The month finished off with Tom Hanks' delicious villainy in the Coen Brothers' the Ladykillers. Hanks' character couldn't defeat heavyset matriarch Irma P. Hall, and indeed, funny as the movie was, The Ladykillers didn't really overcome its own innate Coen-style weirdness - $12 million opening, $39 million total. If anyone's looking for that point in history when a Tom Hanks movie was no longer automatically guaranteed $100 million - this was it. And finally, the last days of March gave us the heavily-anticipated (by somebody, somewhere) Scooby Doo 2, which pulled in a shockingly solid $84 million (granted, that was still under the first film's $153 million). Doo Deux is notable as the last appearance to date of former teen star Freddie Prinze Jr. in a live-action wide-release. We've yet to get a Scooby-Doo 3, and you sure won't hear any complaints from me about that particular fact.

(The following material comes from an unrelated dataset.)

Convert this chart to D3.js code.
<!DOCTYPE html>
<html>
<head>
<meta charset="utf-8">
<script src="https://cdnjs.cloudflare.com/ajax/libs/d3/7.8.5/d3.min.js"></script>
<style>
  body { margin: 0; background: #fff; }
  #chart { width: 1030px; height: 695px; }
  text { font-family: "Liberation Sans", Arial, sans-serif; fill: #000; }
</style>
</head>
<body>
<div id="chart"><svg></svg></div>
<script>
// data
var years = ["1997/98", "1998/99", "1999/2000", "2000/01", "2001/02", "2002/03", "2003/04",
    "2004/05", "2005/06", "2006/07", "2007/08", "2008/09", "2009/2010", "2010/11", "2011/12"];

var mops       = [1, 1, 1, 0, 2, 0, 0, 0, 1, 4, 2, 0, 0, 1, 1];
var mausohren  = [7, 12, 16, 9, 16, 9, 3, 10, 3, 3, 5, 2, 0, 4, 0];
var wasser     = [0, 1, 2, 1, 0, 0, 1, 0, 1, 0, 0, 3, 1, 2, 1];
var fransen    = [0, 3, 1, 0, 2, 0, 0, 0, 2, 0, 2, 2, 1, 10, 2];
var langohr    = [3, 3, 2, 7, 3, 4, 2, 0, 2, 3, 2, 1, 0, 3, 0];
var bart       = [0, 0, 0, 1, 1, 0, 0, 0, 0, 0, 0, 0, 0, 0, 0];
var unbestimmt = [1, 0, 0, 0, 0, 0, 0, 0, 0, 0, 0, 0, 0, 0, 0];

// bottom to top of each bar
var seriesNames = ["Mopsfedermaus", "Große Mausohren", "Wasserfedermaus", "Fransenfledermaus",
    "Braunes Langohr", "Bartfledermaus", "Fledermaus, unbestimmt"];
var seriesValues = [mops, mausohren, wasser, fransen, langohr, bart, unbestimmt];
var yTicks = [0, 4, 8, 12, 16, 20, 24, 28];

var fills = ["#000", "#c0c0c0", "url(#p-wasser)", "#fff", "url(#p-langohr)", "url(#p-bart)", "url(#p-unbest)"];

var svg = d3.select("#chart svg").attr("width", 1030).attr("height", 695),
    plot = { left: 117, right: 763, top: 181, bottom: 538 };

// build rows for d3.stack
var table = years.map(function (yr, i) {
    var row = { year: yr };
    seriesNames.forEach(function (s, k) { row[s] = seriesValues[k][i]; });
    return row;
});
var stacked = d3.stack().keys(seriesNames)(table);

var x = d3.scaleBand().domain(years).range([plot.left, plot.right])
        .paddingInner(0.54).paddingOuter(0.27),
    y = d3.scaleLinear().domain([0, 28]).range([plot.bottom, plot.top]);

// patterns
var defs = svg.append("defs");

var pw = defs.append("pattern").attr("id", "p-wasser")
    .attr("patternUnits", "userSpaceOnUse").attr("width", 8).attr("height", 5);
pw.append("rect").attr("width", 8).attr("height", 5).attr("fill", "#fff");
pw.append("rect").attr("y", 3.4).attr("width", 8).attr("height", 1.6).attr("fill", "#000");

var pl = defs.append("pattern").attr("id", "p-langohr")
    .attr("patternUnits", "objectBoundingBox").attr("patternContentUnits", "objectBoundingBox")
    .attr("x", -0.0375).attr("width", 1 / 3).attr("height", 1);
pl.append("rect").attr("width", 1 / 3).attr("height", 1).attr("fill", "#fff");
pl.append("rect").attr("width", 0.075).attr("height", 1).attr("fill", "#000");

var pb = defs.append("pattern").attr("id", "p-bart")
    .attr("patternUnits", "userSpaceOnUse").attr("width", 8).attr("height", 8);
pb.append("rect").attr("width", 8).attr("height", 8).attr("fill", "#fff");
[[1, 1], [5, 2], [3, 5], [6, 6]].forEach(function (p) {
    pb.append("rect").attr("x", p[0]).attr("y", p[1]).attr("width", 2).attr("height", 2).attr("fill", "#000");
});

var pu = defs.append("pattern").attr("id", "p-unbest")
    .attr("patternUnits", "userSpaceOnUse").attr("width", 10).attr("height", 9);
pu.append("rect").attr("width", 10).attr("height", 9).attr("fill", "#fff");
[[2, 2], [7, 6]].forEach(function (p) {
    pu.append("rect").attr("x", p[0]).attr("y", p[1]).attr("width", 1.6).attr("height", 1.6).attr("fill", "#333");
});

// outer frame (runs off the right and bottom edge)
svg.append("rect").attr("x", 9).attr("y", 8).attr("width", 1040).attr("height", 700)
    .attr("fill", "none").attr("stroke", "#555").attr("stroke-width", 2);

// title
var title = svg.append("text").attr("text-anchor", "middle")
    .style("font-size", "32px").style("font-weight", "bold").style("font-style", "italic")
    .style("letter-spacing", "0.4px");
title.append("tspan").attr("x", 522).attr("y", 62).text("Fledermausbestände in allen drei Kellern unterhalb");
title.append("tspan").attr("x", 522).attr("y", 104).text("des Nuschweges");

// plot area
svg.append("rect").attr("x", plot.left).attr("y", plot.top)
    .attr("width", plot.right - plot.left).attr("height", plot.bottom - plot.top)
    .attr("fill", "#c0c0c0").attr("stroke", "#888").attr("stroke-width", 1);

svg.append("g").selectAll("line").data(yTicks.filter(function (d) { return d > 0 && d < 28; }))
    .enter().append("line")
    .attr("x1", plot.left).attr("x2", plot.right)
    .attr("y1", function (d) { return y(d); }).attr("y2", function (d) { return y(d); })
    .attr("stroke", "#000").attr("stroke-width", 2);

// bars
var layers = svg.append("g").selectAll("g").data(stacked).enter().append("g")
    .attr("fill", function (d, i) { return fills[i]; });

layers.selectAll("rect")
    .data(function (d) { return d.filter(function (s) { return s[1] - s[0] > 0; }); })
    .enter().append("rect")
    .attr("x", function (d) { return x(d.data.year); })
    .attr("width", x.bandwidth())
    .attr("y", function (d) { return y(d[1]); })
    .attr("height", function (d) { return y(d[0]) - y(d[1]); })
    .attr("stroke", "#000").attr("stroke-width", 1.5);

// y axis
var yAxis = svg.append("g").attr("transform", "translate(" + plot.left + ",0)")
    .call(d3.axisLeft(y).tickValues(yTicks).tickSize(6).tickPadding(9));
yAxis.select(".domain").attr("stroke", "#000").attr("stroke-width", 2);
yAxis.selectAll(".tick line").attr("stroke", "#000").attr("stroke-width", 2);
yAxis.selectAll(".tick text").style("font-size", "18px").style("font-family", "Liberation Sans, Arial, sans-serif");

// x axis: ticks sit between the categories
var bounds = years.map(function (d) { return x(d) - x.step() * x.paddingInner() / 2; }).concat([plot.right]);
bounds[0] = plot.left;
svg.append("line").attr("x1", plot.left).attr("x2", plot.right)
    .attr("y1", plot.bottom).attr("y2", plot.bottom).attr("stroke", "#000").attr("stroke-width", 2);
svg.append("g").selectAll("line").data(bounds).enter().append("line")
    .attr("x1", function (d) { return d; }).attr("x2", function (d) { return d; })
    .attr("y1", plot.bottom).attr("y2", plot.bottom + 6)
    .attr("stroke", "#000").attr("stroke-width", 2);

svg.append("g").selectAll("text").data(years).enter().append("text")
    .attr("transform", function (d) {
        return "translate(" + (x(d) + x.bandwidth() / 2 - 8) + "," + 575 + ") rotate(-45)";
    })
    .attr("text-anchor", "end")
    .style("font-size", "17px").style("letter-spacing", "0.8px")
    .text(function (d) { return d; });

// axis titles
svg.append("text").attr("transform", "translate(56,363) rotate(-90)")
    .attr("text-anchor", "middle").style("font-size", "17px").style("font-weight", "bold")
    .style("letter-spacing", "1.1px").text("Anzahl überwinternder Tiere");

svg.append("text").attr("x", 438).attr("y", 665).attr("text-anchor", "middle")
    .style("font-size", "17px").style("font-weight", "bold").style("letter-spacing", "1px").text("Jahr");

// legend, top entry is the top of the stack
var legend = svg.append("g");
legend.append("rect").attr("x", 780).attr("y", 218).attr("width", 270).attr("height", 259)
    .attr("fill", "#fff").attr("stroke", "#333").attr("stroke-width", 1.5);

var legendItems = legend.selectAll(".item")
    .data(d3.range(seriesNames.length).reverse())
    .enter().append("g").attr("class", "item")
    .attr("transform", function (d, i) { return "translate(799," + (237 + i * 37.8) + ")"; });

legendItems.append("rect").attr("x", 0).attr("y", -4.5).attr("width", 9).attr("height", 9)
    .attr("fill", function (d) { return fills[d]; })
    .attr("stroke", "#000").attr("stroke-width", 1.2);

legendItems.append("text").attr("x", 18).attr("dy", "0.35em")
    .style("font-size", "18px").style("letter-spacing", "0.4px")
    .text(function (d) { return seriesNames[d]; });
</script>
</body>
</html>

An unusually busy April was in store for 2004, especially on the genre movie front. The most prominent (and anticipated) was Kill Bill: Volume 2, Quentin Tarantino's considerably less violent grand finale to the gory story he began in October 2003. The first Kill Bill had by this point entrenched itself into pop culture, but Volume 2 didn't improve on its predecessor's box office take - $25 million opening and $66 million total, compared to the first film's $70 million sum. Aside from predictably brilliant work by Uma Thurman, Volume 2 had that great career-redefining performance by David Carradine, positively serpentine as he hissed at Thurman's Beatrix Kiddo: "I'm sorry, was that a question?" Too bad that the best Carradine got out of this was a minor role in the embarrassing Epic Movie (2007) and a cameo in that Jonas Brothers video. After his work in Volume 2, he certainly deserved better, and he will be missed. Elsewhere on the revenge front, comic book adaptation The Punisher wasn't that great, and even the unexpected presence of John Travolta as the Punisher's foe couldn't get this movie past a $33 million total (that didn't stop them from trying again, though). Hellboy, with its cigar-chomping red-tailed comic book anti-hero, did okay as a franchise starter, opening with $23 million and totaling at $59 million. And to finish off the revenge motif, The Rock had another fair but unexceptional performer in his remake of Walking Tall, which mustered up $46 million - about the same as his last movie, The Rundown.